De pronto caemos en la cuenta de que las buenas intenciones de Francisco J. Pérez, el Obrero Ejemplar, estaban permeadas por fuertes tendencias burocráticas – es decir, mecánicas – y fueron ellas, en realidad, las que pusieron en marcha un dispositivo del absurdo. Si lo que un personaje tiene de cómico, como dice Bergson, es todo aquello que lo lleva a repetirse de manera automática y que por tanto puede ser imitado y convertido en motivo de burla, entonces Paco era un tipo intrínsecamente risible. Pero al ser tomado en serio por su dedicación y su entusiasmo, generaba en torno de sí un clima altamente contaminado de kitch, lo que explica la conmovedora y desafortunada iniciativa de sus compañeros.
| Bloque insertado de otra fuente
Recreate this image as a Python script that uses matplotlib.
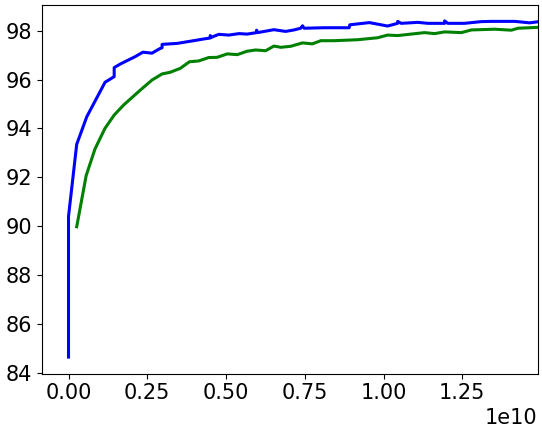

Tanto Alea como sus críticos han señalado el cúmulo de referencias temáticas y visuales que atraviesan el filme de un extremo al otro – lo que antes se llamaba influencias, pastiches, parodias, y ahora se denominan citas, homenajes, referencias intertextuales -, todo un arsenal de recursos expresivos codificado por Chaplin, Keaton, Lloyd, Laurel y Ardí, en suma, la comedia silvestre norteamericana que alea y sus pragmáticos guionistas (Alfredo de Cueto y Ramón F. Suárez) no tuvieron reparos en saquear. Pero creo que nadie ha señalado un rarísimo instante autoreflexivo en que el director parece citarse irónicamente a sí mismo en boca del protagonista (o más bien, del actor) como si de pronto éste hubiera tomado conciencia de las delirantes peripecias en las que se ha visto involucrado. En el comedor de la casa familiar, donde la Tía (Silvia Plana) acopia hielo para la conservación del cadáver, Juanchín – disfrutando por primera vez de un momento de calma, después de otra jornada de gestiones infructuosas – se sirve un vaso de ron, le echa un trocito de hielo – detalle que para la tía no pasa inadvertido – y, mientras espera que el trago se enfríe, sonríe divertido, como si recordara una travesura. “¿Quién sería el de la idea de enterrar el tío Paco con el carné laboral? – murmura -. ¿A quién se le ocurriría eso? Tengo la sospecha de que se trata de un guiño cómplice que Alea le hace al espectador, porque la curiosa pregunta pudiera traducirse por esta otra: “¿A quién se le habrá ocurrido la locura de hacer esta película?”.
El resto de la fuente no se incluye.